Part of the job of being two and three years old is defining yourself and your place in the world. That excercise can take a lot of different forms, including pushing boundaries and trying mommy’s patience to see just how far you can go. The fact that she smiles and laughs and sings and helps means you have a good balance there. The tantrums will back off – she’s just checking to see what she can get away with.
My son is, at 12 years old, having his second toddler-hood in that respect. He’s been very comfortable with himself and our structure for a while, but as he enters those scary teen years, I’m seeing shades of the three-year old (his twos were easy) under those freckles. He talks back some. He scowls and acts sullen sometimes. I look at them as teen tantrums. But he also hugs and laughs and leans on me and we enjoy our time together – even if it’s not always easy or even pleasurable.

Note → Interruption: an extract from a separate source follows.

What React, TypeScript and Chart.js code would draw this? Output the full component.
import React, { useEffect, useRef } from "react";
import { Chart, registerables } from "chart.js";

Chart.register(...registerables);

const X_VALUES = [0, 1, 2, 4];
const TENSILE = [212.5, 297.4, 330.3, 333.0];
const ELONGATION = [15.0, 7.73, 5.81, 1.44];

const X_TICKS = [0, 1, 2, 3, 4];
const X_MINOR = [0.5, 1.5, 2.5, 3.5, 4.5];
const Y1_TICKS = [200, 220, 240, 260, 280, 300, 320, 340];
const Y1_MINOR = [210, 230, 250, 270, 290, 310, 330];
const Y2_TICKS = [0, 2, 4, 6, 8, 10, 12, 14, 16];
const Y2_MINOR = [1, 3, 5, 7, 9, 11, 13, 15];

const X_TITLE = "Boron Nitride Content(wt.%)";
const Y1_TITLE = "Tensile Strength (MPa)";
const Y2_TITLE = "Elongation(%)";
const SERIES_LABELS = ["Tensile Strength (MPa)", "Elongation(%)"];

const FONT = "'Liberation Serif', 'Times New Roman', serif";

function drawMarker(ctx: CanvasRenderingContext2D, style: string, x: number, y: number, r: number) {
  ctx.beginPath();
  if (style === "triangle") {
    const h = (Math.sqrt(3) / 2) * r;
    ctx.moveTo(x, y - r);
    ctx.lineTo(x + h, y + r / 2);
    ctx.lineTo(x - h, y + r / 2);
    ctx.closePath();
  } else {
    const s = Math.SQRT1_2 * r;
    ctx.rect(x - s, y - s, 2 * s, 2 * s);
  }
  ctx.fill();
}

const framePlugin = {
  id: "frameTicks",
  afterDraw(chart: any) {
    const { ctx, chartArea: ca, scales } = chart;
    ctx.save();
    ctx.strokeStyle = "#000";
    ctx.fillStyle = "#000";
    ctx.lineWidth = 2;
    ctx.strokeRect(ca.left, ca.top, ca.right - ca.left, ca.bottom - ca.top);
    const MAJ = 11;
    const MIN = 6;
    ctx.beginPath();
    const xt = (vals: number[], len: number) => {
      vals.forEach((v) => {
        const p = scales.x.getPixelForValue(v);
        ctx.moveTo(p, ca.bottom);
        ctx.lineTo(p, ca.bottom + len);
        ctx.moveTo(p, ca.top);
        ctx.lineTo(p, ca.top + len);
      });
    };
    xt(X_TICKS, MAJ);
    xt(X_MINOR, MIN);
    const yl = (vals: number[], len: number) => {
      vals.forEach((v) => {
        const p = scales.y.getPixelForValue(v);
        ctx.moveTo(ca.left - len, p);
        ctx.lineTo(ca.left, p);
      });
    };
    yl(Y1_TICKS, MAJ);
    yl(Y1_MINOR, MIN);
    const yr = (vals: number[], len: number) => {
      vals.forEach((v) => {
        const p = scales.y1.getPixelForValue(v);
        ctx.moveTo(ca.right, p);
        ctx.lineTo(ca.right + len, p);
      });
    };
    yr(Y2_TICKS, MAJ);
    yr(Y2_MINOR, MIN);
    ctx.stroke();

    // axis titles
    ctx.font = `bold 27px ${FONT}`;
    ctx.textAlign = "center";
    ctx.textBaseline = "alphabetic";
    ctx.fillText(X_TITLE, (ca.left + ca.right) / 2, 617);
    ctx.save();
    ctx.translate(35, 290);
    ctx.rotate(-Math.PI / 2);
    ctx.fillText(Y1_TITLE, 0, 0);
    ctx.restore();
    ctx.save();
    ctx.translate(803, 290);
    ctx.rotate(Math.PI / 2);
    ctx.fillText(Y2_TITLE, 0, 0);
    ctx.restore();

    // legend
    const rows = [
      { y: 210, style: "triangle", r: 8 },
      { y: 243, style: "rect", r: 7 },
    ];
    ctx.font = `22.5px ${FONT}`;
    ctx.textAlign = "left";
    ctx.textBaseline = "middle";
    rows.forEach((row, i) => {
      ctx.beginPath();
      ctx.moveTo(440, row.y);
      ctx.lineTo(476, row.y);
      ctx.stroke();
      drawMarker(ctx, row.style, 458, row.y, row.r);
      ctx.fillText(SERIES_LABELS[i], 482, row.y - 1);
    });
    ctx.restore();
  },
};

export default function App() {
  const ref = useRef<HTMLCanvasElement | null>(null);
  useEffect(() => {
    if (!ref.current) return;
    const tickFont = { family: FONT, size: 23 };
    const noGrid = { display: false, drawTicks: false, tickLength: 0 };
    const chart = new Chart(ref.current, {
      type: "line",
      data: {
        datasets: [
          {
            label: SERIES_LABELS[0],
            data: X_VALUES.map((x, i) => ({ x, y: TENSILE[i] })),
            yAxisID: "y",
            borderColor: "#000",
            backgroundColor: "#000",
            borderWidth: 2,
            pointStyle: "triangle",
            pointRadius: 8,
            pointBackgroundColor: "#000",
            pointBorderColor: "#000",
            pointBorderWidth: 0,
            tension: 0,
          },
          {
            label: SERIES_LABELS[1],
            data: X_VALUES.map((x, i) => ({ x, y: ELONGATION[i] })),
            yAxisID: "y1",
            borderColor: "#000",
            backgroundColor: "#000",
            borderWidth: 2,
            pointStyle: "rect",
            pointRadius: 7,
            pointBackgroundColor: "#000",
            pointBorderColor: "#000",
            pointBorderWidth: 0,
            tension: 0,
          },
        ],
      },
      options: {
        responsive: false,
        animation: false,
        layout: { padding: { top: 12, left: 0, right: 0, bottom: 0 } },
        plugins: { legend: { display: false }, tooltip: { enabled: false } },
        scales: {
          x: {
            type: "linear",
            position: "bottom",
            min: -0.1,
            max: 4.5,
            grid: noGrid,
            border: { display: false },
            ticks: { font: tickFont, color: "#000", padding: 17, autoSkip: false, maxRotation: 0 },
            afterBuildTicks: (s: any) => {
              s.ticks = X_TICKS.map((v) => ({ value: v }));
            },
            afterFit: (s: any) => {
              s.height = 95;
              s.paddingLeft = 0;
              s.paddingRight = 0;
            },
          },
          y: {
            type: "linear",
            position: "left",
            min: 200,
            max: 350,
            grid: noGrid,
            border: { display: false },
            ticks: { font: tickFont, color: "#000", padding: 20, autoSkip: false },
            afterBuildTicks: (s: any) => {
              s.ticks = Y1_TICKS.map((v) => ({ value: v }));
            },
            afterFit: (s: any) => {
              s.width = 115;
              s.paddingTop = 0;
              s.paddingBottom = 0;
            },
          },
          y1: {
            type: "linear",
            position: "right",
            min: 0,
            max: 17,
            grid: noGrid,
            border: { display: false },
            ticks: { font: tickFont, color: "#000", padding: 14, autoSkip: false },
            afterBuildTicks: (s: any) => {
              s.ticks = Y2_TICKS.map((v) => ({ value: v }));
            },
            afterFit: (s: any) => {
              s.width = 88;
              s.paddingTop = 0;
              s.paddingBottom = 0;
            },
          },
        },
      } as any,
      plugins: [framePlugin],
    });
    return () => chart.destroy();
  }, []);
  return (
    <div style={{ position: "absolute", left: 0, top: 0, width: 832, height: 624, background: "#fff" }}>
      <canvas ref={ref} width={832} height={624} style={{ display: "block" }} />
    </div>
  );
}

I think it comes in waves. First recognition of self as a separate person with personal tastes, opinions and choices first shows up at two to three, then that’s settled for a while until the world demands more from you and you have to test again to see who you are and how to become more independent. I imagine there’s yet another wave that comes shortly before they leave the nest for good. So far, I’m weathering this second wave okay. You’ll get through the first just fine too.
You are not alone!
There are days when I feel like I’m doing everything wrong….and then days where I feel like I’m doing okay and great. Yes, you are going to make mistakes. Sometimes your house is going to be messy. Sometimes you will lose your temper at your screaming 2 year old. Working moms do the same thing. Do what is working for you and your family. If you feel something is wrong, then try a different approach. (and don’t worry too much about the messy house, because guess what – it isn’t going anywhere. You can clean it tomorrow!)